Portable or AWS Glue, which data integration tool do you need?

Cloud agnostic data sources

  • Data teams need to be able to access data from all systems, not just AWS specific platforms.

  • Glue is built specifically to connect to managed AWS products as sources.

  • The platform can leverage JDBC to connect to cloud agnostic databases, but file stores, and other solutions are AWS specific.

  • This ties data teams to a particular ecosystem, instead of offering the flexibility and extensibility of the open data ecosystem.

  • Portable is cloud agnostic, supports data sources across cloud providers, and offers a rapidly expanding catalog of API connectors syncing data from third party software as a solution (SAAS) tools to data warehouses.

Warehouse flexibility

  • Data warehouse technology is rapidly evolving. Scalability is increasing, latency is decreasing, and solutions are becoming more economical.

  • Data teams should not be trapped choosing from only certain warehouses and data lake solutions based on the cloud provider they leverage - they should have the confidence knowing they can migrate technologies efficiently over time.

  • Portable is warehouse agnostic, and currently supports deliveries to Redshift, BigQuery, Snowflake and Postgres data warehouses.

  • Data teams can be confident they can migrate their tech stack to a new warehouse with Portable. It is as simple as setting up a parallel delivery to the new warehouse, finalizing the migration, and sunsetting legacy data flows.

API connectors

  • Portable is an expert in extracting data from API based SAAS tools. Glue focuses on cataloguing semi-structured and structured data from event sources, file stores, and databases, not SAAS tools.

  • When analyzing data, generating insights, and automating workflows, data teams should have a holistic view of the operations of a company - not just a subset.

  • Data from event sources, file stores, and databases is critical, but it should be available alongside data from SAAS solutions like customer relationship management (CRM) tools, enterprise resource planning (ERP) tools, and email service providers (ESPs).

Simple setup

  • It should be simple to start the flow of data from business applications into a data warehouse.

  • While Glue can be set up directly inside of the AWS console, it is complicated to start analyzing data.

  • Users must decide if they want to catalog data, whether to use a drag and drop graphical interface, and how best to monitor their workflows.

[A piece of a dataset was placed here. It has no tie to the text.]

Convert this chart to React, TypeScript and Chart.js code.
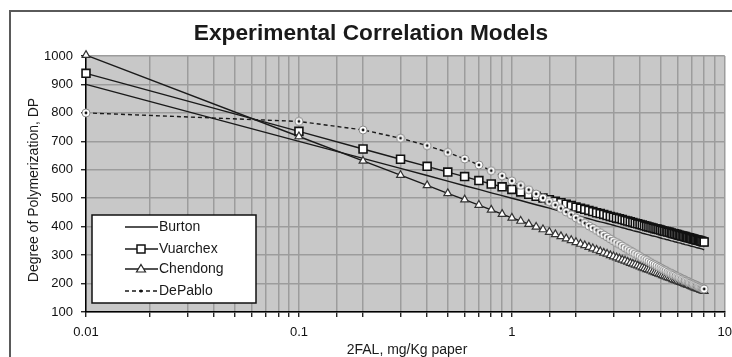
import React, { useEffect, useRef } from 'react';
import { Chart, registerables } from 'chart.js';
Chart.register(...registerables);

const titleText = 'Experimental Correlation Models';
const xTitle = '2FAL, mg/Kg paper';
const yTitle = 'Degree of Polymerization, DP';
const seriesNames = ['Burton', 'Vuarchex', 'Chendong', 'DePablo'];
const xTickLabels = ['0.01', '0.1', '1', '10'];

const xValues = [
  0.01,
  0.1, 0.2, 0.3, 0.4, 0.5, 0.6, 0.7, 0.8, 0.9, 1.0,
  1.1, 1.2, 1.3, 1.4, 1.5, 1.6, 1.7, 1.8, 1.9, 2.0,
  2.1, 2.2, 2.3, 2.4, 2.5, 2.6, 2.7, 2.8, 2.9, 3.0,
  3.1, 3.2, 3.3, 3.4, 3.5, 3.6, 3.7, 3.8, 3.9, 4.0,
  4.1, 4.2, 4.3, 4.4, 4.5, 4.6, 4.7, 4.8, 4.9, 5.0,
  5.1, 5.2, 5.3, 5.4, 5.5, 5.6, 5.7, 5.8, 5.9, 6.0,
  6.1, 6.2, 6.3, 6.4, 6.5, 6.6, 6.7, 6.8, 6.9, 7.0,
  7.1, 7.2, 7.3, 7.4, 7.5, 7.6, 7.7, 7.8, 7.9, 8.0,
];

const burton = [
  900,
  700, 640, 605, 580, 560, 544, 531, 519, 509, 500,
  492, 484, 477, 471, 465, 459, 454, 449, 444, 440,
  436, 432, 428, 424, 420, 417, 414, 411, 408, 405,
  402, 399, 396, 394, 391, 389, 386, 384, 382, 380,
  377, 375, 373, 371, 369, 367, 366, 364, 362, 360,
  358, 357, 355, 354, 352, 350, 349, 347, 346, 344,
  343, 342, 340, 339, 337, 336, 335, 334, 332, 331,
  330, 329, 327, 326, 325, 324, 323, 322, 320, 319,
];

const vuarchex = [
  939,
  735, 673, 637, 612, 592, 576, 562, 550, 540, 531,
  522, 514, 507, 501, 495, 489, 484, 479, 474, 469,
  465, 461, 457, 453, 449, 446, 443, 439, 436, 433,
  430, 428, 425, 422, 420, 417, 415, 412, 410, 408,
  406, 403, 401, 399, 397, 395, 393, 392, 390, 388,
  386, 384, 383, 381, 380, 378, 376, 375, 373, 372,
  370, 369, 367, 366, 365, 363, 362, 361, 359, 358,
  357, 356, 354, 353, 352, 351, 350, 349, 347, 346,
];

const chendong = [
  1003,
  717, 631, 581, 545, 517, 495, 476, 459, 444, 431,
  420, 409, 399, 390, 381, 373, 366, 358, 352, 345,
  339, 334, 328, 323, 318, 313, 308, 304, 299, 295,
  291, 287, 283, 280, 276, 272, 269, 266, 263, 259,
  256, 253, 250, 248, 245, 242, 239, 237, 234, 232,
  229, 227, 224, 222, 220, 218, 215, 213, 211, 209,
  207, 205, 203, 201, 199, 197, 195, 194, 192, 190,
  188, 186, 185, 183, 181, 180, 178, 177, 175, 173,
];

const dePablo = [
  800,
  770, 740, 711, 685, 661, 638, 617, 597, 579, 561,
  545, 530, 515, 501, 488, 476, 464, 452, 442, 431,
  422, 412, 403, 395, 387, 379, 371, 364, 357, 350,
  344, 338, 332, 326, 320, 315, 310, 305, 300, 295,
  290, 286, 282, 277, 273, 269, 266, 262, 258, 255,
  251, 248, 245, 241, 238, 235, 232, 230, 227, 224,
  221, 219, 216, 214, 211, 209, 207, 204, 202, 200,
  198, 196, 194, 192, 190, 188, 186, 184, 182, 181,
];

const FONT = '"Liberation Sans", Arial, sans-serif';
const LINE = '#1a1a1a';

function makeCircleMarker(): HTMLCanvasElement {
  const c = document.createElement('canvas');
  c.width = 10;
  c.height = 10;
  const g = c.getContext('2d')!;
  g.beginPath();
  g.arc(5, 5, 4, 0, Math.PI * 2);
  g.fillStyle = '#ffffff';
  g.fill();
  g.lineWidth = 1;
  g.strokeStyle = '#8a8a8a';
  g.stroke();
  g.beginPath();
  g.arc(5, 5, 1.4, 0, Math.PI * 2);
  g.fillStyle = '#111';
  g.fill();
  return c;
}

function pts(ys: number[]) {
  return xValues.map((x, i) => ({ x, y: ys[i] }));
}

export default function App() {
  const ref = useRef<HTMLCanvasElement>(null);
  useEffect(() => {
    document.body.style.margin = '0';
    document.body.style.overflow = 'hidden';
    const canvas = ref.current!;
    const circle = makeCircleMarker();

    const decor = {
      id: 'decor',
      beforeDraw(chart: any) {
        const { ctx, chartArea: a } = chart;
        ctx.save();
        ctx.fillStyle = '#ffffff';
        ctx.fillRect(0, 0, chart.width, chart.height);
        ctx.fillStyle = '#c8c8c8';
        ctx.fillRect(a.left, a.top, a.right - a.left, a.bottom - a.top);
        // outer frame (left and top edges visible)
        ctx.strokeStyle = '#5a5a5a';
        ctx.lineWidth = 2;
        ctx.beginPath();
        ctx.moveTo(10, chart.height + 5);
        ctx.lineTo(10, 11);
        ctx.lineTo(chart.width + 5, 11);
        ctx.stroke();
        // title
        ctx.fillStyle = '#1a1a1a';
        ctx.font = `bold 22.7px ${FONT}`;
        ctx.textAlign = 'center';
        ctx.textBaseline = 'alphabetic';
        ctx.fillText(titleText, 371, 40);
        // axis titles
        ctx.font = `14px ${FONT}`;
        ctx.textBaseline = 'middle';
        ctx.fillText(xTitle, 407, 350);
        ctx.save();
        ctx.translate(34, 190);
        ctx.rotate(-Math.PI / 2);
        ctx.fillText(yTitle, 0, 0);
        ctx.restore();
        ctx.restore();
      },
      afterDraw(chart: any) {
        const { ctx } = chart;
        ctx.save();
        // legend box
        ctx.fillStyle = '#ffffff';
        ctx.fillRect(92, 215, 164, 88);
        ctx.strokeStyle = '#111';
        ctx.lineWidth = 1.5;
        ctx.strokeRect(92, 215, 164, 88);
        const rows = [227, 249, 269, 291];
        ctx.font = `14px ${FONT}`;
        ctx.textAlign = 'left';
        ctx.textBaseline = 'middle';
        rows.forEach((y, i) => {
          ctx.strokeStyle = LINE;
          ctx.lineWidth = 1.3;
          ctx.setLineDash(i === 3 ? [4, 3] : []);
          ctx.beginPath();
          ctx.moveTo(125, y);
          ctx.lineTo(158, y);
          ctx.stroke();
          ctx.setLineDash([]);
          const cx = 141;
          if (i === 1) {
            ctx.fillStyle = '#fff';
            ctx.fillRect(cx - 4, y - 4, 8, 8);
            ctx.strokeStyle = '#111';
            ctx.lineWidth = 1.5;
            ctx.strokeRect(cx - 4, y - 4, 8, 8);
          } else if (i === 2) {
            ctx.fillStyle = '#fff';
            ctx.strokeStyle = '#222';
            ctx.lineWidth = 1.2;
            ctx.beginPath();
            ctx.moveTo(cx, y - 4.5);
            ctx.lineTo(cx + 4.5, y + 3);
            ctx.lineTo(cx - 4.5, y + 3);
            ctx.closePath();
            ctx.fill();
            ctx.stroke();
          } else if (i === 3) {
            ctx.fillStyle = '#111';
            ctx.beginPath();
            ctx.arc(cx, y, 1.6, 0, Math.PI * 2);
            ctx.fill();
          }
          ctx.fillStyle = '#1a1a1a';
          ctx.fillText(seriesNames[i], 159, y);
        });
        ctx.restore();
      },
    };

    const isPow10 = (v: number) => Math.abs(Math.log10(v) - Math.round(Math.log10(v))) < 1e-6;

    const chart = new Chart(canvas, {
      type: 'line',
      data: {
        datasets: [
          {
            label: seriesNames[0],
            data: pts(burton),
            borderColor: LINE,
            borderWidth: 1.4,
            pointRadius: 0,
            order: 3,
            clip: false as any,
          },
          {
            label: seriesNames[1],
            data: pts(vuarchex),
            borderColor: LINE,
            borderWidth: 1.4,
            pointStyle: 'rect',
            pointRadius: 5.6,
            pointBackgroundColor: '#ffffff',
            pointBorderColor: '#111',
            pointBorderWidth: 1.6,
            order: 2,
            clip: false as any,
          },
          {
            label: seriesNames[2],
            data: pts(chendong),
            borderColor: LINE,
            borderWidth: 1.4,
            pointStyle: 'triangle',
            pointRadius: 4.5,
            pointBackgroundColor: '#ffffff',
            pointBorderColor: '#333',
            pointBorderWidth: 1.2,
            order: 1,
            clip: false as any,
          },
          {
            label: seriesNames[3],
            data: pts(dePablo),
            borderColor: LINE,
            borderWidth: 1.4,
            borderDash: [4, 3],
            pointStyle: circle as any,
            pointRadius: 5,
            order: 0,
            clip: false as any,
          },
        ],
      },
      options: {
        responsive: false,
        animation: false,
        devicePixelRatio: 1,
        layout: { padding: { top: 56, right: 7, left: 0, bottom: 0 } },
        plugins: { legend: { display: false }, title: { display: false }, tooltip: { enabled: false } },
        scales: {
          x: {
            type: 'logarithmic',
            min: 0.01,
            max: 10,
            afterFit: (s: any) => {
              s.height = 45;
              s.paddingLeft = 0;
              s.paddingRight = 0;
            },
            grid: { color: '#9c9c9c', lineWidth: 1.5, tickLength: 5, tickColor: '#000', tickWidth: 1.2 },
            border: { color: '#000', width: 1.5 },
            ticks: {
              autoSkip: false,
              maxRotation: 0,
              padding: 8,
              color: '#111',
              font: { family: FONT, size: 13 },
              callback: (v: any) => {
                const n = Number(v);
                if (!isPow10(n)) return '';
                const idx = Math.round(Math.log10(n)) + 2;
                return xTickLabels[idx] ?? '';
              },
            },
          },
          y: {
            type: 'linear',
            min: 100,
            max: 1000,
            afterFit: (s: any) => {
              s.width = 86;
              s.paddingTop = 0;
              s.paddingBottom = 0;
            },
            grid: { color: '#9c9c9c', lineWidth: 1.5, tickLength: 5, tickColor: '#000', tickWidth: 1.2 },
            border: { color: '#000', width: 1.5 },
            ticks: {
              stepSize: 100,
              padding: 8,
              color: '#111',
              font: { family: FONT, size: 13 },
              callback: (v: any) => String(v),
            },
          },
        },
      },
      plugins: [decor],
    } as any);
    return () => chart.destroy();
  }, []);
  return (
    <div style={{ width: 732, height: 357 }}>
      <canvas ref={ref} width={732} height={357} style={{ display: 'block', width: 732, height: 357 }} />
    </div>
  );
}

On the other hand, Portable has ruthlessly invested in usability and offers no-code connectors.

  • To connect a system to a warehouse, users simply authenticate with the source, configure the warehouse, decide where the data should show up, and leave it to Portable to create schemas, monitor workflows, and send alerts if authentication credentials expire.

Decoupled transformation

  • The data ecosystem is shifting from the extract, transform, load paradigm (ETL) to the extract, load, transform (ELT) paradigm.

  • The main rationale is that by loading all available raw data into a warehouse before transformation allows faster syncing, and deep specialization by solutions focused on data replication (E + L) and separate solutions focused on transformation (T).

  • Portable is a pure play data replication tool doubling down on this new architecture because transformation should not be coupled with ETL pipelines.